### Aim
From the listing below, extract every line in which the word "picture" appears.

### Information supplied
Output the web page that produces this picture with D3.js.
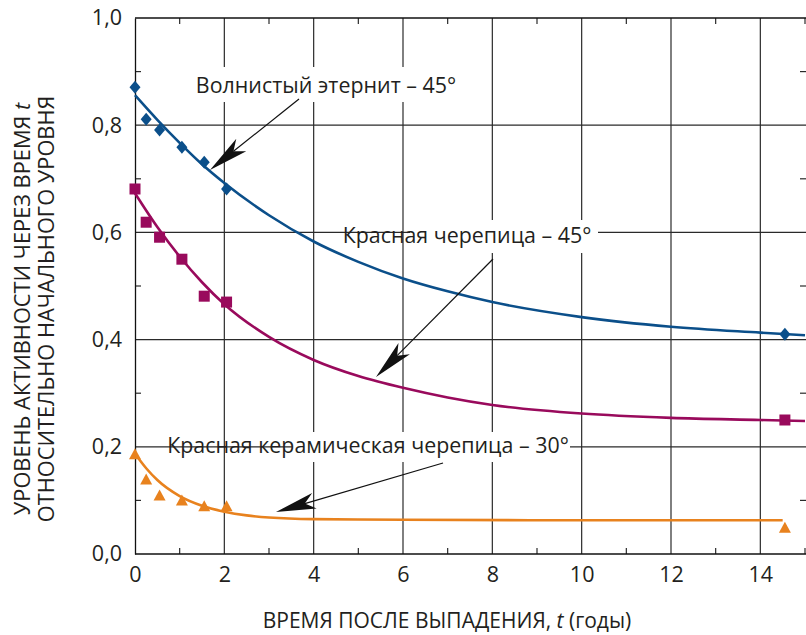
<!DOCTYPE html>
<html>
<head>
<meta charset="utf-8">
<script src="https://cdn.jsdelivr.net/npm/d3@7"></script>
<style>
  body { margin: 0; background: #fff; }
  svg { display: block; font-family: "Open Sans", "Noto Sans", sans-serif; }
</style>
</head>
<body>
<svg id="chart" width="806" height="635"></svg>
<script>
// measured points
const ptX = [0, 0.25, 0.55, 1.05, 1.55, 2.05, 14.55];
const eternitPts = [0.871, 0.811, 0.791, 0.759, 0.731, 0.681, 0.410];
const tilePts = [0.681, 0.619, 0.591, 0.550, 0.481, 0.470, 0.250];
const ceramicPts = [0.185, 0.138, 0.108, 0.099, 0.088, 0.088, 0.048];

// fitted curves
const eternitCurveX = [0, 0.5, 1, 1.5, 2, 3, 4, 5, 6, 7, 8, 10, 12, 14, 15];
const eternitCurveY = [0.856, 0.81, 0.767, 0.727, 0.692, 0.632, 0.583, 0.545, 0.514, 0.49, 0.47, 0.442, 0.424, 0.413, 0.408];
const tileCurveX = [0, 0.5, 1, 1.5, 2, 3, 4, 5, 6, 7, 8, 10, 12, 14, 15];
const tileCurveY = [0.673, 0.61, 0.555, 0.507, 0.466, 0.405, 0.362, 0.332, 0.31, 0.292, 0.278, 0.262, 0.254, 0.25, 0.248];
const ceramicCurveX = [0, 0.25, 0.5, 1, 1.5, 2, 2.5, 3, 4, 6, 10, 14.5];
const ceramicCurveY = [0.187, 0.16, 0.138, 0.108, 0.09, 0.079, 0.072, 0.068, 0.065, 0.064, 0.063, 0.063];

const xTicks = [0, 2, 4, 6, 8, 10, 12, 14];
const yTicks = [0, 0.2, 0.4, 0.6, 0.8, 1.0];

const colors = { eternit: "#0b4f8a", tile: "#990a5c", ceramic: "#e8821e" };
const ink = "#231f20";

const svg = d3.select("#chart");
const x = d3.scaleLinear().domain([0, 15]).range([135, 805]);
const y = d3.scaleLinear().domain([0, 1]).range([554, 18]);
const fmt = d => d3.format(".1f")(d).replace(".", ",");

// grid
const grid = svg.append("g").attr("stroke", "#2a2a2a").attr("stroke-width", 1.2);
grid.selectAll(".vx").data(xTicks.filter(d => d > 0)).enter().append("line")
  .attr("x1", d => x(d)).attr("x2", d => x(d)).attr("y1", y(1)).attr("y2", y(0));
grid.selectAll(".hy").data(yTicks.filter(d => d > 0 && d < 1)).enter().append("line")
  .attr("x1", x(0)).attr("x2", 806).attr("y1", d => y(d)).attr("y2", d => y(d));

// minor ticks
const minorX = d3.range(1, 16, 2);
const minorY = d3.range(0.1, 1, 0.2);
grid.selectAll(".mxb").data(minorX).enter().append("line")
  .attr("x1", d => x(d)).attr("x2", d => x(d)).attr("y1", y(0)).attr("y2", y(0) - 6);
grid.selectAll(".mxt").data(minorX).enter().append("line")
  .attr("x1", d => x(d)).attr("x2", d => x(d)).attr("y1", y(1)).attr("y2", y(1) + 6);
grid.selectAll(".myl").data(minorY).enter().append("line")
  .attr("x1", x(0)).attr("x2", x(0) + 6).attr("y1", d => y(d)).attr("y2", d => y(d));
grid.selectAll(".myr").data(minorY).enter().append("line")
  .attr("x1", 806).attr("x2", 800).attr("y1", d => y(d)).attr("y2", d => y(d));

// frame
svg.append("line").attr("x1", x(0)).attr("x2", 806).attr("y1", y(1)).attr("y2", y(1))
  .attr("stroke", "#111").attr("stroke-width", 1.3);

// axes
const xAxis = svg.append("g").attr("transform", `translate(0,${y(0)})`)
  .call(d3.axisBottom(x).tickValues(xTicks).tickSize(0).tickPadding(13));
const yAxis = svg.append("g").attr("transform", `translate(${x(0)},0)`)
  .call(d3.axisLeft(y).tickValues(yTicks).tickFormat(fmt).tickSize(0).tickPadding(13));
[xAxis, yAxis].forEach(a => {
  a.select(".domain").attr("stroke", "#111").attr("stroke-width", 1.3);
  a.selectAll("text").attr("font-size", 21.5).attr("fill", ink)
    .attr("font-family", "'Open Sans', sans-serif");
});
xAxis.select(".domain").attr("d", `M${x(0)},0H806`);

// white boxes behind labels
svg.append("rect").attr("x", 190).attr("y", 67).attr("width", 275).attr("height", 35).attr("fill", "#fff");
svg.append("rect").attr("x", 410).attr("y", 220).attr("width", 188).attr("height", 33).attr("fill", "#fff");
svg.append("rect").attr("x", 292).attr("y", 432).attr("width", 278).attr("height", 30).attr("fill", "#fff");

// curves
const line = d3.line().x(d => x(d[0])).y(d => y(d[1])).curve(d3.curveMonotoneX);
const curves = [
  [eternitCurveX, eternitCurveY, colors.eternit],
  [tileCurveX, tileCurveY, colors.tile],
  [ceramicCurveX, ceramicCurveY, colors.ceramic]
];
curves.forEach(([cx, cy, c]) => {
  svg.append("path").datum(d3.zip(cx, cy)).attr("d", line)
    .attr("fill", "none").attr("stroke", c).attr("stroke-width", 2.6);
});

// markers
svg.selectAll(".dia").data(d3.zip(ptX, eternitPts)).enter().append("path")
  .attr("d", d => { const cx = x(d[0]), cy = y(d[1]);
    return `M${cx},${cy - 6.5}L${cx + 5.5},${cy}L${cx},${cy + 6.5}L${cx - 5.5},${cy}Z`; })
  .attr("fill", colors.eternit);
svg.selectAll(".sq").data(d3.zip(ptX, tilePts)).enter().append("rect")
  .attr("x", d => x(d[0]) - 5.5).attr("y", d => y(d[1]) - 5.5)
  .attr("width", 11).attr("height", 11).attr("fill", colors.tile);
svg.selectAll(".tri").data(d3.zip(ptX, ceramicPts)).enter().append("path")
  .attr("d", d => { const cx = x(d[0]), cy = y(d[1]);
    return `M${cx},${cy - 6.5}L${cx + 6},${cy + 4.5}L${cx - 6},${cy + 4.5}Z`; })
  .attr("fill", colors.ceramic);

// annotations
function arrow(x1, y1, x2, y2) {
  const dx = x2 - x1, dy = y2 - y1, len = Math.hypot(dx, dy);
  const ux = dx / len, uy = dy / len, px = -uy, py = ux;
  const L = 40, W = 8, N = 30;
  const bx = x2 - ux * L, by = y2 - uy * L;
  const nx = x2 - ux * N, ny = y2 - uy * N;
  svg.append("line").attr("x1", x1).attr("y1", y1).attr("x2", nx).attr("y2", ny)
    .attr("stroke", "#111").attr("stroke-width", 1.2);
  svg.append("path")
    .attr("d", `M${x2},${y2}L${bx + px * W},${by + py * W}L${nx},${ny}L${bx - px * W},${by - py * W}Z`)
    .attr("fill", "#111");
}
arrow(299, 99, 210, 170);
arrow(493, 259, 376, 377);
arrow(443, 463, 276, 512);

const labels = [
  ["Волнистый этернит – 45°", 326, 93],
  ["Красная черепица – 45°", 467, 243],
  ["Красная керамическая черепица – 30°", 368, 453]
];
svg.selectAll(".lbl").data(labels).enter().append("text")
  .attr("x", d => d[1]).attr("y", d => d[2]).attr("text-anchor", "middle")
  .attr("font-size", 21.4).attr("fill", ink).text(d => d[0]);

// axis titles
const xt = svg.append("text").attr("x", 447).attr("y", 628).attr("text-anchor", "middle")
  .attr("font-size", 21).attr("fill", ink);
xt.append("tspan").text("ВРЕМЯ ПОСЛЕ ВЫПАДЕНИЯ, ");
xt.append("tspan").attr("font-style", "italic").text("t");
xt.append("tspan").text(" (годы)");

const yt = svg.append("text").attr("transform", "translate(30,309) rotate(-90)")
  .attr("text-anchor", "middle").attr("font-size", 21.8).attr("fill", ink);
yt.append("tspan").text("УРОВЕНЬ АКТИВНОСТИ ЧЕРЕЗ ВРЕМЯ ");
yt.append("tspan").attr("font-style", "italic").text("t");
svg.append("text").attr("transform", "translate(54,309) rotate(-90)")
  .attr("text-anchor", "middle").attr("font-size", 21.8).attr("fill", ink)
  .text("ОТНОСИТЕЛЬНО НАЧАЛЬНОГО УРОВНЯ");
</script>
</body>
</html>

### Exercise answer
Output the web page that produces this picture with D3.js.

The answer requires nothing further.